◆ WRITTEN TASK
Reproduce the listing below exactly, minus its pictures.

◆ PROVIDED DATA
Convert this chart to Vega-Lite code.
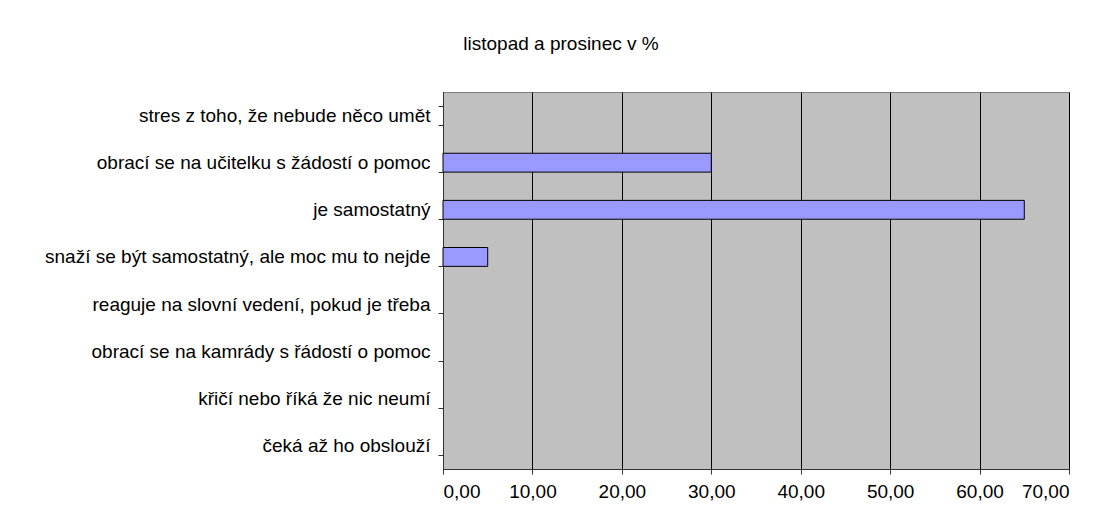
{
  "$schema": "https://vega.github.io/schema/vega-lite/v6.json",
  "width": 626,
  "height": 377,
  "autosize": "none",
  "padding": {"left": 443, "top": 92, "right": 30, "bottom": 61},
  "background": "white",
  "title": {
    "text": "listopad a prosinec v %",
    "font": "Liberation Sans",
    "fontSize": 19,
    "fontWeight": "normal",
    "color": "black",
    "anchor": "middle",
    "frame": "group",
    "dx": -195,
    "offset": 29
  },
  "config": {
    "view": {"fill": "#C0C0C0", "stroke": "#808080", "strokeWidth": 1},
    "axis": {
      "labelFont": "Liberation Sans",
      "labelFontSize": 19,
      "labelColor": "black",
      "domainColor": "#333333",
      "tickColor": "#333333",
      "tickSize": 5
    }
  },
  "data": {
    "values": [
      {"kategorie": "stres z toho, že nebude něco umět", "hodnota": 0},
      {"kategorie": "obrací se na učitelku s žádostí o pomoc", "hodnota": 30},
      {"kategorie": "je samostatný", "hodnota": 65},
      {"kategorie": "snaží se být samostatný, ale moc mu to nejde", "hodnota": 5},
      {"kategorie": "reaguje na slovní vedení, pokud je třeba", "hodnota": 0},
      {"kategorie": "obrací se na kamrády s řádostí o pomoc", "hodnota": 0},
      {"kategorie": "křičí nebo říká že nic neumí", "hodnota": 0},
      {"kategorie": "čeká až ho obslouží", "hodnota": 0}
    ]
  },
  "mark": {"type": "bar", "fill": "#9999FF", "stroke": "black"},
  "encoding": {
    "y": {
      "field": "kategorie",
      "type": "nominal",
      "sort": null,
      "scale": {"paddingInner": 0.6, "paddingOuter": 0.3},
      "axis": {
        "title": null,
        "tickBand": "extent",
        "labelPadding": 8,
        "grid": false,
        "labelLimit": 440
      }
    },
    "x": {
      "field": "hodnota",
      "type": "quantitative",
      "scale": {"domain": [0, 70], "nice": false},
      "axis": {
        "title": null,
        "values": [0, 10, 20, 30, 40, 50, 60, 70],
        "labelExpr": "replace(format(datum.value, '.2f'), '.', ',')",
        "grid": true,
        "gridColor": "black",
        "gridOpacity": 1,
        "gridWidth": 1,
        "labelPadding": 8
      }
    },
    "strokeWidth": {"condition": {"test": "datum.hodnota > 0", "value": 1}, "value": 0}
  }
}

◆ COMPLETE ANSWER
Convert this chart to Vega-Lite code.
{
  "$schema": "https://vega.github.io/schema/vega-lite/v6.json",
  "width": 626,
  "height": 377,
  "autosize": "none",
  "padding": {"left": 443, "top": 92, "right": 30, "bottom": 61},
  "background": "white",
  "title": {
    "text": "listopad a prosinec v %",
    "font": "Liberation Sans",
    "fontSize": 19,
    "fontWeight": "normal",
    "color": "black",
    "anchor": "middle",
    "frame": "group",
    "dx": -195,
    "offset": 29
  },
  "config": {
    "view": {"fill": "#C0C0C0", "stroke": "#808080", "strokeWidth": 1},
    "axis": {
      "labelFont": "Liberation Sans",
      "labelFontSize": 19,
      "labelColor": "black",
      "domainColor": "#333333",
      "tickColor": "#333333",
      "tickSize": 5
    }
  },
  "data": {
    "values": [
      {"kategorie": "stres z toho, že nebude něco umět", "hodnota": 0},
      {"kategorie": "obrací se na učitelku s žádostí o pomoc", "hodnota": 30},
      {"kategorie": "je samostatný", "hodnota": 65},
      {"kategorie": "snaží se být samostatný, ale moc mu to nejde", "hodnota": 5},
      {"kategorie": "reaguje na slovní vedení, pokud je třeba", "hodnota": 0},
      {"kategorie": "obrací se na kamrády s řádostí o pomoc", "hodnota": 0},
      {"kategorie": "křičí nebo říká že nic neumí", "hodnota": 0},
      {"kategorie": "čeká až ho obslouží", "hodnota": 0}
    ]
  },
  "mark": {"type": "bar", "fill": "#9999FF", "stroke": "black"},
  "encoding": {
    "y": {
      "field": "kategorie",
      "type": "nominal",
      "sort": null,
      "scale": {"paddingInner": 0.6, "paddingOuter": 0.3},
      "axis": {
        "title": null,
        "tickBand": "extent",
        "labelPadding": 8,
        "grid": false,
        "labelLimit": 440
      }
    },
    "x": {
      "field": "hodnota",
      "type": "quantitative",
      "scale": {"domain": [0, 70], "nice": false},
      "axis": {
        "title": null,
        "values": [0, 10, 20, 30, 40, 50, 60, 70],
        "labelExpr": "replace(format(datum.value, '.2f'), '.', ',')",
        "grid": true,
        "gridColor": "black",
        "gridOpacity": 1,
        "gridWidth": 1,
        "labelPadding": 8
      }
    },
    "strokeWidth": {"condition": {"test": "datum.hodnota > 0", "value": 1}, "value": 0}
  }
}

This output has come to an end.